LG Display outs iMac with 'super high-res' 8K screen

The display maker says 8K means images as sharp as the human eye can discern, and indicates that Apple has an "iMac 8K" coming this year.

Don Reisinger
CNET contributor Don Reisinger is a technology columnist who has covered everything from HDTVs to computers to Flowbee Haircut Systems. Besides his work with CNET, Don's work has been featured in a variety of other publications including PC World and a host of Ziff-Davis publications.
Don Reisinger
2 min read

LG Display shows how 8K resolution improves upon earlier high-definition formats. LG Display

Apple is working on an update to its iMac that will take its resolution to new heights, according to LG Display.

In a blog post last week that was newly noticed Monday, LG Display wrote about the future of display technology, saying that next big thing will be a "super-high-resolution" format known as 8K.

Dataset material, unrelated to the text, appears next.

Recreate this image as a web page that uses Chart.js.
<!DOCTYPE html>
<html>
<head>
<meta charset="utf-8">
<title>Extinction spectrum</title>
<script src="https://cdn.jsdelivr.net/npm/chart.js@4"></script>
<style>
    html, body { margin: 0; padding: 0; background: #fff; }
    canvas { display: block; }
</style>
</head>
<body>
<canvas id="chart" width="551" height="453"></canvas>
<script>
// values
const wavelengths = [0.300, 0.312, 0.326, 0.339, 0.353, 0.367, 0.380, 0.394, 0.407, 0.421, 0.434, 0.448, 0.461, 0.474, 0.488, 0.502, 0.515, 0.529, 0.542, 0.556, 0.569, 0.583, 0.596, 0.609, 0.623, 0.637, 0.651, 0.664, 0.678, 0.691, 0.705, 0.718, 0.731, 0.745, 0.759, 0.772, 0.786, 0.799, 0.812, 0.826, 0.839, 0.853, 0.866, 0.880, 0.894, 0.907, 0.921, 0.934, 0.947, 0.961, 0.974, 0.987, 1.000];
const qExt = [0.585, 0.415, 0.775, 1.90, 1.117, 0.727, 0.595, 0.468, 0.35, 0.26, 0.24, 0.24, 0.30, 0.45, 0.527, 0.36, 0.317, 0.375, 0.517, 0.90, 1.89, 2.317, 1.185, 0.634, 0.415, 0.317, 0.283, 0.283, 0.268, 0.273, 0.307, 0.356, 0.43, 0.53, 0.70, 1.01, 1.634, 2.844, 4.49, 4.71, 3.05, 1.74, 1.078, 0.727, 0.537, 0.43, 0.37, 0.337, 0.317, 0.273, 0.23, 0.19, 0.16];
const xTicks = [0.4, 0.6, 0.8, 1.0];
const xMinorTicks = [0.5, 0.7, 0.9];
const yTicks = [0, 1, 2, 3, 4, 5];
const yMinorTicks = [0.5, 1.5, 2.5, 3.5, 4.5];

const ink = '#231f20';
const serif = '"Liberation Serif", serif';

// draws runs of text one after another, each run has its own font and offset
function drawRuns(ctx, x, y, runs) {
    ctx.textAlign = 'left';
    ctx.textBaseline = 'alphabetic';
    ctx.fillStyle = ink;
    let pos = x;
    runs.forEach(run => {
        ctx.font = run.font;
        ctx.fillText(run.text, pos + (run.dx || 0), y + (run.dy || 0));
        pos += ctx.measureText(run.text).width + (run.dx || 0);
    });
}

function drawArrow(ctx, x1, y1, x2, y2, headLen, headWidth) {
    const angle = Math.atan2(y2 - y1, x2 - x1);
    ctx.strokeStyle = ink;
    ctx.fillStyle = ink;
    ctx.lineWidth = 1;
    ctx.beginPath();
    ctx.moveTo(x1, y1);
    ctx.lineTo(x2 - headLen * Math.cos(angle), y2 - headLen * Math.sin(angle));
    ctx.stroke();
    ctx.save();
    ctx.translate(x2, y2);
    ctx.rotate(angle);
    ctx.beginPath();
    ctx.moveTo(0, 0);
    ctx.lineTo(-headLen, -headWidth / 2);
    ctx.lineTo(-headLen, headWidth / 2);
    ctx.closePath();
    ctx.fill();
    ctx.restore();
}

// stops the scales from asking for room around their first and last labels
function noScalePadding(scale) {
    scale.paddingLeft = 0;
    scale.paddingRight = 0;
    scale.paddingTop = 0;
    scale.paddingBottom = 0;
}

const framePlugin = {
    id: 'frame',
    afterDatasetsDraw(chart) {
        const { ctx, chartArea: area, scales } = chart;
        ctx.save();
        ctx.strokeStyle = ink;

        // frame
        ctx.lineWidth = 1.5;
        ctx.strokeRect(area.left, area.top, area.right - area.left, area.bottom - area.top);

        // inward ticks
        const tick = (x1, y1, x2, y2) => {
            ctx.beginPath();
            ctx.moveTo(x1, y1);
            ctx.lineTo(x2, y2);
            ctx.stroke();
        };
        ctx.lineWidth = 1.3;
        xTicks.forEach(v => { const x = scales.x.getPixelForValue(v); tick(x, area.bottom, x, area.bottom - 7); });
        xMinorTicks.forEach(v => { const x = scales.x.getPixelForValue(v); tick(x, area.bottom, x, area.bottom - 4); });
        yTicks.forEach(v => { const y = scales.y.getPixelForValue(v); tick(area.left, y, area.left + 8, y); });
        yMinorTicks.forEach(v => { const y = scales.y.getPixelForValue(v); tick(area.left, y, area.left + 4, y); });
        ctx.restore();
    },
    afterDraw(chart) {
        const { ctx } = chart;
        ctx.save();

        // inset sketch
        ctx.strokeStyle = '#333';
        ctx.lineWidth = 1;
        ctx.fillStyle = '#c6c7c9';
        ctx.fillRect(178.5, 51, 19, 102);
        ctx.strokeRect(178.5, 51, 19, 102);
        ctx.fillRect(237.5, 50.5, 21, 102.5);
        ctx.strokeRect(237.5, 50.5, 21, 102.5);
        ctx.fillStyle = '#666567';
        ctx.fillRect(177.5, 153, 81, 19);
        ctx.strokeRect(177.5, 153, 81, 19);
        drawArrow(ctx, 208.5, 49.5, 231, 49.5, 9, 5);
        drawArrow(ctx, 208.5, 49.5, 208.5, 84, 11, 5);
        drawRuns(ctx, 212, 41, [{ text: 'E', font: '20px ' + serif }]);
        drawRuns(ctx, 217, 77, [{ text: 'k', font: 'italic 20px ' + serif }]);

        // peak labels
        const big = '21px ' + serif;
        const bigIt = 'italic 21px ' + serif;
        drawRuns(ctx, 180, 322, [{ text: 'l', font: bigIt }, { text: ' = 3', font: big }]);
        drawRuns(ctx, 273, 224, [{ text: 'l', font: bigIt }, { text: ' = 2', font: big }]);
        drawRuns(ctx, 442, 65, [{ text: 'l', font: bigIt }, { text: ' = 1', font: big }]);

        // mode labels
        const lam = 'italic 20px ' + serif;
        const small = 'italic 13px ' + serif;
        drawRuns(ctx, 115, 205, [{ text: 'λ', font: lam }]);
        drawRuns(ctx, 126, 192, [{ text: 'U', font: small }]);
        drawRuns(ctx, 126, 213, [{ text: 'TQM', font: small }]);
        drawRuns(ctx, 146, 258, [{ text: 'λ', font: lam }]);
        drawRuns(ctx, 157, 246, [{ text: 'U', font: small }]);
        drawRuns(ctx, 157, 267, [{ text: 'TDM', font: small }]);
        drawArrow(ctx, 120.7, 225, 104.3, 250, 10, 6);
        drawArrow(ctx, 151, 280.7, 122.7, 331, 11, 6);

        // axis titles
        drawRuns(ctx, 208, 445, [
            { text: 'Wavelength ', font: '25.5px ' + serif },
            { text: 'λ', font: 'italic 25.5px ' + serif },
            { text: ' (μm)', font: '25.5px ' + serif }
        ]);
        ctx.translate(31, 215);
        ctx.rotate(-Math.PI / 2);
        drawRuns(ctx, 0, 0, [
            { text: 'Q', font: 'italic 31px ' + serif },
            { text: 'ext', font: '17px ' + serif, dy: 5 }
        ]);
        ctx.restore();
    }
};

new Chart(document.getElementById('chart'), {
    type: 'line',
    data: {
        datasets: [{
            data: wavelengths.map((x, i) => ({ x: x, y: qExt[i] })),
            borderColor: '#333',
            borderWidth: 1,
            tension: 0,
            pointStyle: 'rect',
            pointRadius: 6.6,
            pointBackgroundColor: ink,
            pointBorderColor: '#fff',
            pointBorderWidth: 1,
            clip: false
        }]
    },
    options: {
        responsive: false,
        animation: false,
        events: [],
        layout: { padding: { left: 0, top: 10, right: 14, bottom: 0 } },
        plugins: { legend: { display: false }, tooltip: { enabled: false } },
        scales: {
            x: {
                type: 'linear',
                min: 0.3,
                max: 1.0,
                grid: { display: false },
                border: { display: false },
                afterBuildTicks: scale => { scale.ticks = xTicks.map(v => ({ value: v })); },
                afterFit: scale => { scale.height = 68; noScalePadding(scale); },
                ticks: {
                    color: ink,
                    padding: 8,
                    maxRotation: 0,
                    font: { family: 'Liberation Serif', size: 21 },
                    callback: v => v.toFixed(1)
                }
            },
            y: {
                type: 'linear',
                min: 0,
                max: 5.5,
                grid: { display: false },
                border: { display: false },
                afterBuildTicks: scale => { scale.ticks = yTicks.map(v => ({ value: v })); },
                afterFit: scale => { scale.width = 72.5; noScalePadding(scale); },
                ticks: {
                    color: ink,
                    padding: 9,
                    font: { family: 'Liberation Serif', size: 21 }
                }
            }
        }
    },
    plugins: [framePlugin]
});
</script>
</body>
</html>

Tucked into the middle of that discussion was one attention-getting sentence: "Apple has also announced that they will release the 'iMac 8K' with a super-high resolution display later this year."

The tricky thing is, Apple hasn't announced such a product. If the LG Display claim is true, the famously hush-hush iPhone maker cannot be happy about what was said. Apple likes to make its own announcements according to its own schedule and holds its vendors to vows of extreme secrecy. If Apple is working on an 8K iMac, LG Display could find itself in some hot water.

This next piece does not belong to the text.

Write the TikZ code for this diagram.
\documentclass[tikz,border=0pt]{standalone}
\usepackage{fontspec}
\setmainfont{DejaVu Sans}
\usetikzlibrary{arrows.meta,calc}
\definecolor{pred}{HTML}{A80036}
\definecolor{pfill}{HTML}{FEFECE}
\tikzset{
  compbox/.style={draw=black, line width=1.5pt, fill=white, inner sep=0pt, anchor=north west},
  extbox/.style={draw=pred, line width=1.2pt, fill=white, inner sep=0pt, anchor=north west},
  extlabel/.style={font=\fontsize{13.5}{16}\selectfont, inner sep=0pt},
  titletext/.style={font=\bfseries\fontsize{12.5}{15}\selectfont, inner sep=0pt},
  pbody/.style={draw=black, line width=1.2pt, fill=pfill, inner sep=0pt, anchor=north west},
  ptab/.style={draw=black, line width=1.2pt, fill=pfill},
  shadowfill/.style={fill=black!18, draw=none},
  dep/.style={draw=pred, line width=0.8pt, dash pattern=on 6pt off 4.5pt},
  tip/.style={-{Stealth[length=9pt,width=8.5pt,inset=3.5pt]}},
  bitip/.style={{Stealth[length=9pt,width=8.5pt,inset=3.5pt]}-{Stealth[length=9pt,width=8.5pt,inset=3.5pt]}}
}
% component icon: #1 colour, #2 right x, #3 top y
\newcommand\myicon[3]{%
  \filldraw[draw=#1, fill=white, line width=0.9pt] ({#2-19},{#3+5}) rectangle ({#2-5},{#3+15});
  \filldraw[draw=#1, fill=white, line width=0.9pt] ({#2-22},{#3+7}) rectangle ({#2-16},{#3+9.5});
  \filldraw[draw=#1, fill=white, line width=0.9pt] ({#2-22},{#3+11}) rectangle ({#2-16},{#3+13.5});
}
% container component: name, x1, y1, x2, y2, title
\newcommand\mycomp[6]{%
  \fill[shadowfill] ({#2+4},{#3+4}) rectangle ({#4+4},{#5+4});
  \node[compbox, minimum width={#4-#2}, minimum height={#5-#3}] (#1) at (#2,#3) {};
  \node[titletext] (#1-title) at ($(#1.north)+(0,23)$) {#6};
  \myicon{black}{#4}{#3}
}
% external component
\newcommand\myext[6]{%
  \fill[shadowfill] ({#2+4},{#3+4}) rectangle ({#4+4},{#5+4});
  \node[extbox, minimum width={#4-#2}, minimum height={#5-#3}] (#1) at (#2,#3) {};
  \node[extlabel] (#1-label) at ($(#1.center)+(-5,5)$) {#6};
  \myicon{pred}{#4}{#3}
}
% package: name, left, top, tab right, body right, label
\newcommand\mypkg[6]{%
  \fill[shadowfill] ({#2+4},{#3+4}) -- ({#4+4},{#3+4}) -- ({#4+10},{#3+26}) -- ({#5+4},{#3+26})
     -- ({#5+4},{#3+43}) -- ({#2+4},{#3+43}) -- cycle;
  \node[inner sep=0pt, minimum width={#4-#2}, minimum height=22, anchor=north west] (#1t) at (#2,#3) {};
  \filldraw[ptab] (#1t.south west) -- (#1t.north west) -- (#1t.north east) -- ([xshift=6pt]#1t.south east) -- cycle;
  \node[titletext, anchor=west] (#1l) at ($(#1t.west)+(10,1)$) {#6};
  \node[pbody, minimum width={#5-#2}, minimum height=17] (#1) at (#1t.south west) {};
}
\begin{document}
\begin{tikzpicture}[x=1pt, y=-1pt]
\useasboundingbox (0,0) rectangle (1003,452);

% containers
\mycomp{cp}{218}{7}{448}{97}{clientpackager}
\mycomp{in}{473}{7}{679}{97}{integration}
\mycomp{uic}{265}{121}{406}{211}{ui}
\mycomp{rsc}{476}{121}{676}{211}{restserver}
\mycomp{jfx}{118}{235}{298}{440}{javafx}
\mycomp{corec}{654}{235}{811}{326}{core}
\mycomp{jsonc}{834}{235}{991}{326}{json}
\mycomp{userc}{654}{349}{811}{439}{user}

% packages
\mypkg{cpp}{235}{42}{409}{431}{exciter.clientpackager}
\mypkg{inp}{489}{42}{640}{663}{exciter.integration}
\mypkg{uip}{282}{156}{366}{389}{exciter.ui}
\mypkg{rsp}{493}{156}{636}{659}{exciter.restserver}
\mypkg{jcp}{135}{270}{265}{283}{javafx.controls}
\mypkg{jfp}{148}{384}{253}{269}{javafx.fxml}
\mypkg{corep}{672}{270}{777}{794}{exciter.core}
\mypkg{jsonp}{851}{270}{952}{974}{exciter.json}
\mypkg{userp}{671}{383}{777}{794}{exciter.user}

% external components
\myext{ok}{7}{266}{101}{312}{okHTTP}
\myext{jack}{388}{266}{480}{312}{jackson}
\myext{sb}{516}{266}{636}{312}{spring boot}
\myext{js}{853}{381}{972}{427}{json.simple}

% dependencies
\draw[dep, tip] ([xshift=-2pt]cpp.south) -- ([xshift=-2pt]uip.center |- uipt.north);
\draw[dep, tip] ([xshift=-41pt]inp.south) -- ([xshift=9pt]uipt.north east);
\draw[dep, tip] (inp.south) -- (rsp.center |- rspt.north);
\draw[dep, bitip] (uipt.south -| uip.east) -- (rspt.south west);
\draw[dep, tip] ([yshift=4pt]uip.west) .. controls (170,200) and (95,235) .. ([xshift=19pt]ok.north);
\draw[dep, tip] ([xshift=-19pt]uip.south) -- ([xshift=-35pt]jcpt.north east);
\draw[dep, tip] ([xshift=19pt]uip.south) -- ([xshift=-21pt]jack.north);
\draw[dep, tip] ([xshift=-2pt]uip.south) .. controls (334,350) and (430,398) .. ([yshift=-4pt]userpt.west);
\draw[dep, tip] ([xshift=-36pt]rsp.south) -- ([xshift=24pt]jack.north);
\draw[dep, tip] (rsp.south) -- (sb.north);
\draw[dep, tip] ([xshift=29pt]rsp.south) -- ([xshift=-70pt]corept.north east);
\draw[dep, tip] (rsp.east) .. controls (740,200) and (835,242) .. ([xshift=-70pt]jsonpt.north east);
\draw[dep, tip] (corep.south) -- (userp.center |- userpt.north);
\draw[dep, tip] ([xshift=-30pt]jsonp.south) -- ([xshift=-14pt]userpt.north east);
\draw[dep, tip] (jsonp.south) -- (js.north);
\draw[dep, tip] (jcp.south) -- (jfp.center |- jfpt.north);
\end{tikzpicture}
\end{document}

Apple's iMac is an all-in-one computer with a display in front of the device's components. It comes with a keyboard and mouse and different display resolutions based on the model. The company's 21.5-inch iMac has a 1,920-by-1,080-pixel resolution, while the 27-inch version has a 2,560-by-1,440 resolution. Apple also sells an iMac with Retina 5K display featuring a 27-inch screen that has a 5,120-by-2,880-pixel resolution. That computer was announced last year

Screen resolution has long been a differentiating factor for displays. The higher the resolution, the more pixels packed into a display -- and thus the crisper and more lifelike the image. For the last several years, the display market has been dominated by 1080p displays boasting a 1,920-by-1,080-pixel resolution. Now TV makers are pitching so-called 4K displays that feature resolutions of 4,096-by-2,160. Apple's 5K display has a slightly better resolution.

Ultimately, LG Display says, the future in display resolutions is with 8K, which it says is the highest resolution at which the human eye can discern, featuring a resolution of 7,680 by 4,320. LG Display showed off an 8K display at the Consumer Electronics Show in January, featuring a 98-inch screen. The company also has a 55-inch display.

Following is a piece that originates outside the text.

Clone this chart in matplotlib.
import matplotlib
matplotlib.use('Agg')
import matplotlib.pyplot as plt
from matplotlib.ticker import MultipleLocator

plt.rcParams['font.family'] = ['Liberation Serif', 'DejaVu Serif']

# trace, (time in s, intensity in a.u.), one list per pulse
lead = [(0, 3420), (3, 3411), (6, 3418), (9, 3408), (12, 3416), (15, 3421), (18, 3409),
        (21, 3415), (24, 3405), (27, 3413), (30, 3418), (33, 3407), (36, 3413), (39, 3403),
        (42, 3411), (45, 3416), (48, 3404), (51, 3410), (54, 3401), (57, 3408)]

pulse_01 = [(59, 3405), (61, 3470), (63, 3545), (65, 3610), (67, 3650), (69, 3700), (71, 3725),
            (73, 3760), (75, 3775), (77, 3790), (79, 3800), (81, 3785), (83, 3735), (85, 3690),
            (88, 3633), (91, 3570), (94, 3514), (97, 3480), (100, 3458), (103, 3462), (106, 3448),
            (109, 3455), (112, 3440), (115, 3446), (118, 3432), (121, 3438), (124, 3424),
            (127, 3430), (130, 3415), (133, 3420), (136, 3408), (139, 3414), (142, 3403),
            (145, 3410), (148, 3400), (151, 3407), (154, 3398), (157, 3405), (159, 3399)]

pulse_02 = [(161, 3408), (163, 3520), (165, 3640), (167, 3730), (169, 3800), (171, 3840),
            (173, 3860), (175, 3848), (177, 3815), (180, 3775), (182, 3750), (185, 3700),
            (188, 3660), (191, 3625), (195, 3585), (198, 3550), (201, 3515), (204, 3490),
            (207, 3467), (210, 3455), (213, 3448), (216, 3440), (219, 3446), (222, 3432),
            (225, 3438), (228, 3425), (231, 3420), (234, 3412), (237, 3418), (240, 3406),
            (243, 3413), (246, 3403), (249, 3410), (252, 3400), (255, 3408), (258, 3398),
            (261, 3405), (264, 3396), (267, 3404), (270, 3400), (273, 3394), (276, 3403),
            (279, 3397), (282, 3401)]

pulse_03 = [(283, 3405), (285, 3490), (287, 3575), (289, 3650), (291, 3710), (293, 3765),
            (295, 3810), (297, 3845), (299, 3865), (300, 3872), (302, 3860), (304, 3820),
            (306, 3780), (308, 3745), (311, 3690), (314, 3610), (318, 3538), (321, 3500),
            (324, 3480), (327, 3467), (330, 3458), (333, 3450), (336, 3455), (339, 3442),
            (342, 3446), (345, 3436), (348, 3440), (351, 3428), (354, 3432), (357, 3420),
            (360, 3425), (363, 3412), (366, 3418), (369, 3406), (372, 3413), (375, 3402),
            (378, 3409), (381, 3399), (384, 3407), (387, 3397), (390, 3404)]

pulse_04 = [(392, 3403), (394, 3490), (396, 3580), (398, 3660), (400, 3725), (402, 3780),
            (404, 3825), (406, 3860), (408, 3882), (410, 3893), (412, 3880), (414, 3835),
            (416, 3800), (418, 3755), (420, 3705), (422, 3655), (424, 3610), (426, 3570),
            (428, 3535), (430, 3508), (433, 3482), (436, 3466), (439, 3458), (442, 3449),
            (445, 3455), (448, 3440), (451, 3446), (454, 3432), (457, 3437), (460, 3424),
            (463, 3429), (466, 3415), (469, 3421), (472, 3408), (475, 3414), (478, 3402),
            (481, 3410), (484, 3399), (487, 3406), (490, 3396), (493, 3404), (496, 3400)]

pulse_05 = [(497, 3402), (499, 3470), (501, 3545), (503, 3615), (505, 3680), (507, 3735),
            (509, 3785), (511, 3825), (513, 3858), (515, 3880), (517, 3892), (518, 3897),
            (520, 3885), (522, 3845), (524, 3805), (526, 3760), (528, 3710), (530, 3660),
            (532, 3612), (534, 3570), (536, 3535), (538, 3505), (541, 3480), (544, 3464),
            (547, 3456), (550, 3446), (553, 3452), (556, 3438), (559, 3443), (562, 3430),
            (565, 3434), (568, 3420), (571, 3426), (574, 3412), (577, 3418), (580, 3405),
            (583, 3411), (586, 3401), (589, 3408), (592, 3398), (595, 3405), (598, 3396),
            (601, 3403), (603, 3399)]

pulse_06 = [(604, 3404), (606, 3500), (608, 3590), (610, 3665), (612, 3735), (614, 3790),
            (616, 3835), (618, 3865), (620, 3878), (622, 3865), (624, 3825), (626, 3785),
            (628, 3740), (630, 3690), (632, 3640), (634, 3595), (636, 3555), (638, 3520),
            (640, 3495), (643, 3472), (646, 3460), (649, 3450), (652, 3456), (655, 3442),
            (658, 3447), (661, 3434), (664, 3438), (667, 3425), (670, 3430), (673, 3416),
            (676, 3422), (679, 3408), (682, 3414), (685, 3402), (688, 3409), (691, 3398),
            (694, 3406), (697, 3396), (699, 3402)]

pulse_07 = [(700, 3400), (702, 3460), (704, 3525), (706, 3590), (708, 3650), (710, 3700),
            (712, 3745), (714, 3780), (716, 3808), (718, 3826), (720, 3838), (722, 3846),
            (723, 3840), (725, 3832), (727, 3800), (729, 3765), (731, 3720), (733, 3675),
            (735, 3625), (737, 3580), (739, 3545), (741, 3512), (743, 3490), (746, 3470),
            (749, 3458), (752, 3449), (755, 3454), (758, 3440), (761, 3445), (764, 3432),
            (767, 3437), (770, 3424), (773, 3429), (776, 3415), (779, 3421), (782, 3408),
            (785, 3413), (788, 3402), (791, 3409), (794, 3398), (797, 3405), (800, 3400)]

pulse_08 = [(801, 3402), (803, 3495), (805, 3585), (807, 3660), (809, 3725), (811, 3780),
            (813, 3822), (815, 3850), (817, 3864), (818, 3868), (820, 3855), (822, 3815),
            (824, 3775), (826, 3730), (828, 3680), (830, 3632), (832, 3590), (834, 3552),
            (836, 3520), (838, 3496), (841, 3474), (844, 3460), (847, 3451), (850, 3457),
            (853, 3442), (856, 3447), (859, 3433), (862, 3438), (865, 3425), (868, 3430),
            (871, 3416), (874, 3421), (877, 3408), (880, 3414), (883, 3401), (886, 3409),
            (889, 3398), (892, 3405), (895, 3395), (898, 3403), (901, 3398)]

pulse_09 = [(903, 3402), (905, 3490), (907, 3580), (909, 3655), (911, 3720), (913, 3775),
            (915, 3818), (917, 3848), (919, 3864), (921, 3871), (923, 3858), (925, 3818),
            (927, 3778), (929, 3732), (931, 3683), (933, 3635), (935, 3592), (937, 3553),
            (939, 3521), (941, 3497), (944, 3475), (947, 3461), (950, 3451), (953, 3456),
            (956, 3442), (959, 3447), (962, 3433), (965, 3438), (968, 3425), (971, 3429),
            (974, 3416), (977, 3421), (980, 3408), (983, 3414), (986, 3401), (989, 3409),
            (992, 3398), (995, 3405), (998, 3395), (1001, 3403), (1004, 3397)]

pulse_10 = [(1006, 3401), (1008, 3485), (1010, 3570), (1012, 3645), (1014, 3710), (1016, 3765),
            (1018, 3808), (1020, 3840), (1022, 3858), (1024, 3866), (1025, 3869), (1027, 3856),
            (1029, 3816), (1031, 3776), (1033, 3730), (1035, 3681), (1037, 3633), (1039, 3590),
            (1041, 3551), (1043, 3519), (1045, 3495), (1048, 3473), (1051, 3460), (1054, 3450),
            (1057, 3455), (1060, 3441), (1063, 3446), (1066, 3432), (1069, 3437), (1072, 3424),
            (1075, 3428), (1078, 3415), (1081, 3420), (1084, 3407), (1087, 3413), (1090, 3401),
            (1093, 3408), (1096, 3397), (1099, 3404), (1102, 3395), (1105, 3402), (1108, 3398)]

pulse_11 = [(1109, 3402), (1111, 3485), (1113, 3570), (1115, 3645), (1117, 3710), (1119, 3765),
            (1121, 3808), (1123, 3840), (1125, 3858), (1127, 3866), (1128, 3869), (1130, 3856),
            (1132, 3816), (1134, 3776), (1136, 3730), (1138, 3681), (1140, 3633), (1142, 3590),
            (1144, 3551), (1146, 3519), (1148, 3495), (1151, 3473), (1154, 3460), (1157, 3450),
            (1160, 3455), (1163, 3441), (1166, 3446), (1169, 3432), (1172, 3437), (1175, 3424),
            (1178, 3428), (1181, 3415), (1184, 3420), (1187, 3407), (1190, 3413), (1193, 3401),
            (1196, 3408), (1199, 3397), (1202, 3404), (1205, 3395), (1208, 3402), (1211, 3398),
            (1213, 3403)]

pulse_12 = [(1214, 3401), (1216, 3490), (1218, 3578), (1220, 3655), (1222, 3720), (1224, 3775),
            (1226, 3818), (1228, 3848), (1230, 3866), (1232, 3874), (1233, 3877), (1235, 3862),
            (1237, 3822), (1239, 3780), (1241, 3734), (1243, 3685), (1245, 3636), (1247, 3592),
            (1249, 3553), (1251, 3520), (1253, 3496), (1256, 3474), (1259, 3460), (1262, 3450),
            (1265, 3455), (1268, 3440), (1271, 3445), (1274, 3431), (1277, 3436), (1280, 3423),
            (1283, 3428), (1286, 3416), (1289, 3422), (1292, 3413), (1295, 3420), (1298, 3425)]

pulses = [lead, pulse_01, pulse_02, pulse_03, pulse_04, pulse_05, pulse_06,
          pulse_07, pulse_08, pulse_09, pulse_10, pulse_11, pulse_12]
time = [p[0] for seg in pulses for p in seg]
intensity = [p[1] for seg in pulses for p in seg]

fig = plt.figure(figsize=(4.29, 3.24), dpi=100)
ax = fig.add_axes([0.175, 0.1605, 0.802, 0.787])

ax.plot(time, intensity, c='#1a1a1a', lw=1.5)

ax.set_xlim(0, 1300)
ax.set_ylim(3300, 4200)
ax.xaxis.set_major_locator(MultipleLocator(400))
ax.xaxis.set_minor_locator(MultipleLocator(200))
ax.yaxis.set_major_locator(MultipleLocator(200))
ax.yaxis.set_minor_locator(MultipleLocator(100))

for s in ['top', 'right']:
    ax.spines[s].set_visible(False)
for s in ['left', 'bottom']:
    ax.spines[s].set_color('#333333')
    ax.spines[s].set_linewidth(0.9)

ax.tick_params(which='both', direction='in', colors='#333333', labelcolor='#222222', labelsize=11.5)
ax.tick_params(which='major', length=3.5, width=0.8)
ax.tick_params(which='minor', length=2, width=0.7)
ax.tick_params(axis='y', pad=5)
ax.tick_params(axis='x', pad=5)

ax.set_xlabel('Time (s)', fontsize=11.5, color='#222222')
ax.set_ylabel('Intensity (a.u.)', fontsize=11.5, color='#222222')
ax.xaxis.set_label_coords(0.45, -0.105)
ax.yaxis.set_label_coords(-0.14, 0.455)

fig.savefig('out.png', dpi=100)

Still, offering a high resolution is only one part of the equation. In order for users to get the full effect of 5K or 8K, they'd need to have the content to support it. Right now, 4K content is hard to come by, and it's unlikely that content creators, like movie studios, will encode much video in 8K anytime soon. The benefit, in other words, is only apparent when the content that supports the resolution is readily available.

If Apple is indeed working on an 8K display, LG Display might be in a position to know: according to iFixit, LG Display manufactured the 5K display. It's possible that LG Display is working on an 8K screen for an update to the 5K iMac, and and that's what it let slip.

Neither Apple nor LG immediately responded to a request for comment.